_Exercise details_: Determine the number of lines holding the word "this"; answer with that number only.
--- START OF Entries provided ---
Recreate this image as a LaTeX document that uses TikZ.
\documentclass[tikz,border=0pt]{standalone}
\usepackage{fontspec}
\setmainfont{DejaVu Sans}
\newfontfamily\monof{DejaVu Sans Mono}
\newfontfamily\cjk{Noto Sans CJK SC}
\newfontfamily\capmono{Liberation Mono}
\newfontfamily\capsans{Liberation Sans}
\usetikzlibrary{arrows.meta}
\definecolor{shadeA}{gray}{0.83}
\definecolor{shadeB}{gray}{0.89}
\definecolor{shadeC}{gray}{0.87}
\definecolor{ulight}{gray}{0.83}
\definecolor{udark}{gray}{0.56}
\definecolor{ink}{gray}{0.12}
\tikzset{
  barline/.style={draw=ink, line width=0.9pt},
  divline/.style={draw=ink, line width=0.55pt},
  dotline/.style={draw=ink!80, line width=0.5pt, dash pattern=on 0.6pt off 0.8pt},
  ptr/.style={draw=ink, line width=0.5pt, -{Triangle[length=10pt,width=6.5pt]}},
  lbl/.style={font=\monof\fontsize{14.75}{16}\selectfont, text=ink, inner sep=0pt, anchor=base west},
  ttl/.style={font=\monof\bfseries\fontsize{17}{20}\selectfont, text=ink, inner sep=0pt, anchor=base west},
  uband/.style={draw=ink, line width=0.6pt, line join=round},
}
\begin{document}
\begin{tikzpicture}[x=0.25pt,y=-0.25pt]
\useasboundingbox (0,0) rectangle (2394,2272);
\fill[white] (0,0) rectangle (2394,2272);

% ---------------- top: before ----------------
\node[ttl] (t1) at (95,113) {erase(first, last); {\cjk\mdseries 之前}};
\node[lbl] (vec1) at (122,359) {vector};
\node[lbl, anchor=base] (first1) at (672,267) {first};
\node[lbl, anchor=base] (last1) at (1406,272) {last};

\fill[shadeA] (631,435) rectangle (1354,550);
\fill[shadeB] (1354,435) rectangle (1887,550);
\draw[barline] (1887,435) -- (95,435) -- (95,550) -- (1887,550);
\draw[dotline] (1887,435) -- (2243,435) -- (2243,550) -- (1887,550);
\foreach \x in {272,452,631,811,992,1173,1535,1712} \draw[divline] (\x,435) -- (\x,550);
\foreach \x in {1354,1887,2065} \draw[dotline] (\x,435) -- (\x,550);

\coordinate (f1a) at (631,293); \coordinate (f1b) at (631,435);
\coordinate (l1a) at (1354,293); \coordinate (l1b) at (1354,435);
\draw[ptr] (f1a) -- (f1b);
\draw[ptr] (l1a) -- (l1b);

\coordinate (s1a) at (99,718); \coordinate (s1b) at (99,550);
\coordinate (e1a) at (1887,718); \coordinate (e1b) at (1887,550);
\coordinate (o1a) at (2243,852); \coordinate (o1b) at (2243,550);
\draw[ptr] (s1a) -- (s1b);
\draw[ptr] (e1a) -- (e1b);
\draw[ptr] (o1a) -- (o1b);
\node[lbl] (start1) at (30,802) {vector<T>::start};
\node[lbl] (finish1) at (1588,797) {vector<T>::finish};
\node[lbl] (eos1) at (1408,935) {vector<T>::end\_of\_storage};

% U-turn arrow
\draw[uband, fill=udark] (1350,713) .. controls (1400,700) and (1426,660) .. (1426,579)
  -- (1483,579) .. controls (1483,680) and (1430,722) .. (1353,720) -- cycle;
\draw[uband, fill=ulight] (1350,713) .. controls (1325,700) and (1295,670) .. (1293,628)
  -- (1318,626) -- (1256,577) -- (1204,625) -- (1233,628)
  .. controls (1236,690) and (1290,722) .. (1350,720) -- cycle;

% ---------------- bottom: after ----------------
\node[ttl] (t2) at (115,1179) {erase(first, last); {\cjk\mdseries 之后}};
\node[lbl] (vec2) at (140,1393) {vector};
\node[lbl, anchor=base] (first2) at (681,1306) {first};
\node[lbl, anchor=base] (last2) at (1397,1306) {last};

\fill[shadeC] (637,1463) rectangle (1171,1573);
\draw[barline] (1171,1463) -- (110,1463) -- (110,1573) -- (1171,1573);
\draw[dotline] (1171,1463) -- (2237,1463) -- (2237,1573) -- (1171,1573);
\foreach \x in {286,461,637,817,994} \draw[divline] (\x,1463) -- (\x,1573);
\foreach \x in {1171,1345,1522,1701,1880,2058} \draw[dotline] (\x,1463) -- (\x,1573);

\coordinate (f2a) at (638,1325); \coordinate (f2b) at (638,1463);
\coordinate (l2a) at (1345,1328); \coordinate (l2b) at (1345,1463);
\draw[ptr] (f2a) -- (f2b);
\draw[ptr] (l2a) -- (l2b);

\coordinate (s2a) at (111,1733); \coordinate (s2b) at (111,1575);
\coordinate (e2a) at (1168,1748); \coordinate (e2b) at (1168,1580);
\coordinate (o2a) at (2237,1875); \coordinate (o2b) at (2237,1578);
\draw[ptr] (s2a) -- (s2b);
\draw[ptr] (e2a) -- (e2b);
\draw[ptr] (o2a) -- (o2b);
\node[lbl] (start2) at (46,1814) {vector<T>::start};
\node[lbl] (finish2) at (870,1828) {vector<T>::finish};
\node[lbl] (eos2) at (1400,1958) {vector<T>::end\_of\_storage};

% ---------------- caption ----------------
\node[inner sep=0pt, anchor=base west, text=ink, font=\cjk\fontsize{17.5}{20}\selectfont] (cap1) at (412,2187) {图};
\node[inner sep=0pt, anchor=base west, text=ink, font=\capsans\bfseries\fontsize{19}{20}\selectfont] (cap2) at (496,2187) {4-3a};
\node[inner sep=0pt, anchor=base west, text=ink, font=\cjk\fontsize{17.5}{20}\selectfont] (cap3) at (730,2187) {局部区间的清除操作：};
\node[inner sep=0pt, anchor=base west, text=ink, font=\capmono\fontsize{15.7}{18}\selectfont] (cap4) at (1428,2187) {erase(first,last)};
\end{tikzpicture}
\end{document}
--- END OF Entries provided ---
--- START OF Entries provided ---
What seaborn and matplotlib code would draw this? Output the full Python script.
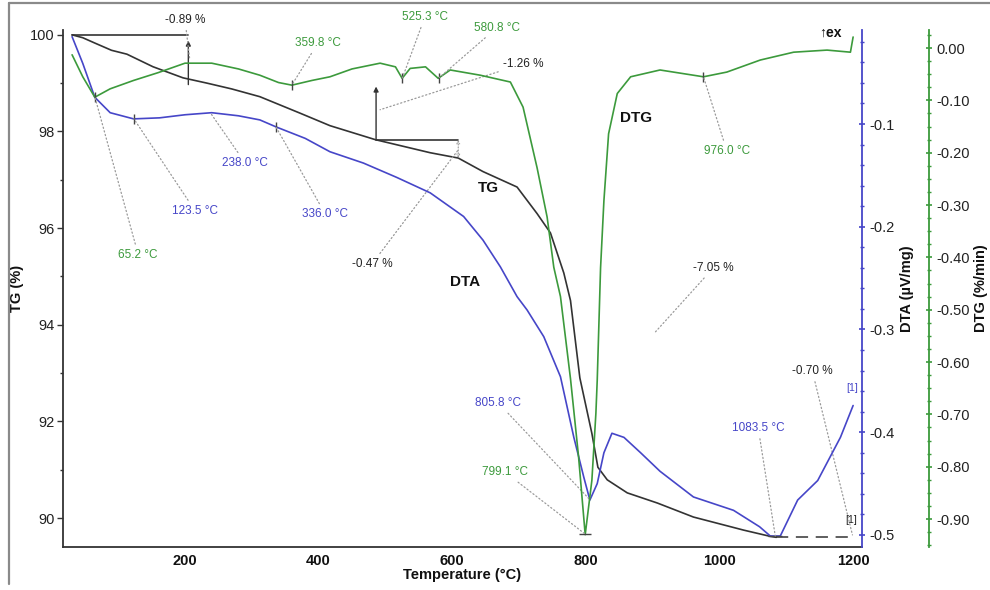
--- END OF Entries provided ---
_Written answer_: 2